I was struck by the simplicity of this idea as a sculptor. The phrase implies an unbounded freedom. I wanted to create a sense of longing in a new series of Sculpturescapes in response to this. It had to express the wonder of the firmament above us, from the vantage point of a drain, a cell, a tunnel or a wall.
This series of Sculpturescapes is an interpretation of the epic myth of Jason, Ιáσων and his journey through the Symplegades – the Clashing Rocks, on his way to find the Golden Fleece in the land of Colchis. Taking inspiration from Jason’s perspective on board his ship the Argo, Gigi uses a single aperture, as used in telescopes and creates three-dimensional sculptures from within a light chamber. The essential elements of this episode are the journey, the world beyond the horizon and the world below.
The ship ‘Argo’ was built with the help of the Goddess of crafts, Athena and Jason filled the ship with the leading heroes of his time including Heracles. They had to pass through The Clashing Rocks which until then had never been achieved. The rocks would crush anything or anyone in their path. An old man called Phineus gave Jason the advice to set loose a white dove to fly between the rocks and then if the dove succeeded, they should row with all their might and sail through.

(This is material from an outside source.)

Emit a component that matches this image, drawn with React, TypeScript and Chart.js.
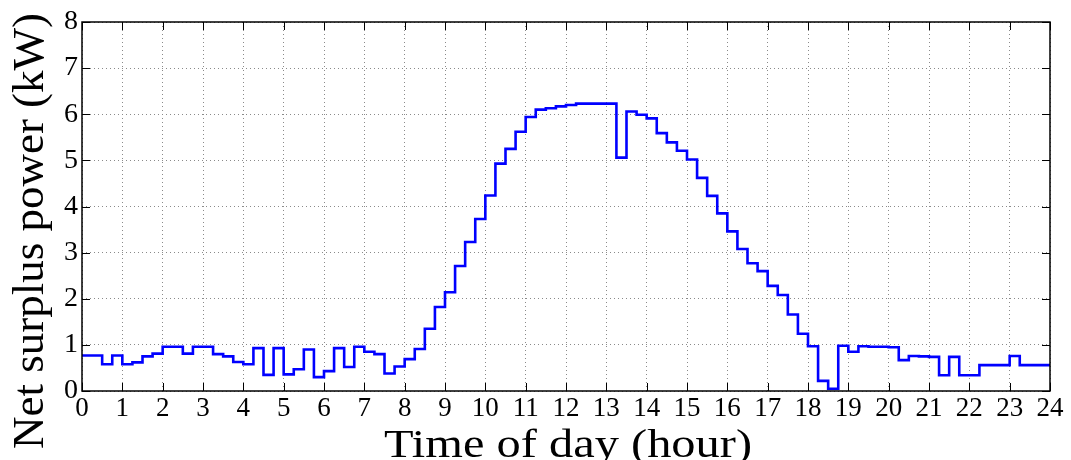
import React, { useEffect, useRef } from "react";
import { Chart, registerables } from "chart.js";

Chart.register(...registerables);

// Net surplus power, one value per 15-minute interval starting at 00:00 (kW)
const netSurplusKw: number[] = [
  0.77, 0.77, 0.58, 0.77, 0.58, 0.62, 0.75, 0.81,
  0.96, 0.96, 0.81, 0.96, 0.96, 0.80, 0.75, 0.63,
  0.58, 0.93, 0.35, 0.93, 0.36, 0.47, 0.90, 0.30,
  0.43, 0.93, 0.52, 0.96, 0.85, 0.80, 0.38, 0.53,
  0.69, 0.91, 1.35, 1.82, 2.14, 2.71, 3.23, 3.73,
  4.24, 4.93, 5.25, 5.62, 5.94, 6.10, 6.13, 6.17,
  6.20, 6.23, 6.23, 6.23, 6.23, 5.06, 6.06, 5.99,
  5.91, 5.59, 5.39, 5.21, 5.02, 4.62, 4.23, 3.85,
  3.46, 3.08, 2.77, 2.60, 2.28, 2.08, 1.66, 1.24,
  0.97, 0.22, 0.05, 0.98, 0.85, 0.97, 0.96, 0.96,
  0.95, 0.67, 0.76, 0.75, 0.74, 0.34, 0.74, 0.34,
  0.34, 0.56, 0.56, 0.56, 0.76, 0.56, 0.56, 0.56,
];

const intervalHours = 0.25;
const dayHours = 24;
const yMax = 8;

const xTitle = "Time of day (hour)";
const yTitle = "Net surplus power (kW)";

const serif = "'Liberation Serif', 'Times New Roman', serif";

// Inward tick marks on all four sides, a black frame, and the axis titles
const framePlugin = {
  id: "matlabFrame",
  afterDraw(chart: any) {
    const { ctx, chartArea, scales } = chart;
    const { left, right, top, bottom } = chartArea;
    const tickLen = 8;
    ctx.save();
    ctx.strokeStyle = "#000";
    ctx.lineWidth = 1;
    ctx.beginPath();
    for (const t of scales.x.ticks) {
      const px = Math.round(scales.x.getPixelForValue(t.value)) + 0.5;
      ctx.moveTo(px, bottom);
      ctx.lineTo(px, bottom - tickLen);
      ctx.moveTo(px, top);
      ctx.lineTo(px, top + tickLen);
    }
    for (const t of scales.y.ticks) {
      const py = Math.round(scales.y.getPixelForValue(t.value)) + 0.5;
      ctx.moveTo(left, py);
      ctx.lineTo(left + tickLen, py);
      ctx.moveTo(right, py);
      ctx.lineTo(right - tickLen, py);
    }
    ctx.stroke();
    ctx.lineWidth = 1.5;
    ctx.strokeRect(left, top, right - left, bottom - top);

    ctx.fillStyle = "#000";
    // x-axis title
    ctx.font = `39px ${serif}`;
    ctx.textAlign = "center";
    ctx.textBaseline = "alphabetic";
    const xw = ctx.measureText(xTitle).width;
    ctx.save();
    ctx.translate((left + right) / 2 + 2, 457);
    ctx.scale(368 / xw, 1);
    ctx.fillText(xTitle, 0, 0);
    ctx.restore();

    // y-axis title
    ctx.font = `45px ${serif}`;
    ctx.save();
    ctx.translate(43, 231);
    ctx.rotate(-Math.PI / 2);
    ctx.fillText(yTitle, 0, 0);
    ctx.restore();
    ctx.restore();
  },
};

const dottedGrid = {
  color: "#8a8a8a",
  lineWidth: 1,
  drawTicks: false,
};

export default function App() {
  const canvasRef = useRef<HTMLCanvasElement | null>(null);

  useEffect(() => {
    const canvas = canvasRef.current;
    if (!canvas) return;

    const points = netSurplusKw.map((v, i) => ({ x: i * intervalHours, y: v }));
    points.push({ x: dayHours, y: netSurplusKw[netSurplusKw.length - 1] });

    const chart = new Chart(canvas, {
      type: "line",
      data: {
        datasets: [
          {
            data: points,
            stepped: true,
            borderColor: "#0000ff",
            borderWidth: 2.6,
            pointRadius: 0,
            fill: false,
          },
        ],
      },
      options: {
        animation: false,
        responsive: false,
        maintainAspectRatio: false,
        layout: { padding: { top: 22, right: 21, left: 0, bottom: 0 } },
        plugins: {
          legend: { display: false },
          tooltip: { enabled: false },
        },
        scales: {
          x: {
            type: "linear",
            min: 0,
            max: dayHours,
            afterFit: (s: any) => {
              s.height = 69;
            },
            ticks: {
              stepSize: 1,
              autoSkip: false,
              maxRotation: 0,
              padding: 2,
              color: "#000",
              font: { family: serif, size: 27 },
            },
            grid: dottedGrid,
            border: { display: false, dash: [1, 3] },
          },
          y: {
            min: 0,
            max: yMax,
            afterFit: (s: any) => {
              s.width = 82;
            },
            ticks: {
              stepSize: 1,
              padding: 4,
              color: "#000",
              font: { family: serif, size: 28 },
            },
            grid: dottedGrid,
            border: { display: false, dash: [1, 3] },
          },
        },
      },
      plugins: [framePlugin],
    });

    return () => chart.destroy();
  }, []);

  return (
    <div style={{ position: "absolute", left: 0, top: 0, width: 1071, height: 460, background: "#fff" }}>
      <canvas ref={canvasRef} width={1071} height={460} style={{ display: "block" }} />
    </div>
  );
}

The lines are the ineluctable lines of force which simultaneously drive and lead Jason on his journey towards the horizon line and into the unknown. No-one can ever reach their horizon even though it hangs there like a beacon. Jason is on the high seas with only his Argonauts to guide him.
These sculpturescapes of The Deep are inspired by the mythical journey across the sea to the land of Colchis by Jason and the Argonauts. The world below, the deep sea, is mysterious and unfathomable. The sculptures combine the waveform with the strange apertures and creatures that inhabit that world.
Here the mythical story of Jason on his journey across the sea in search of the Golden Fleece is the inspiration for these Sculpturescapes. They are about the way light plays on the surfaces of the waves in the mysterious world of the sea at night when shapes and distance conspire and confuse the senses.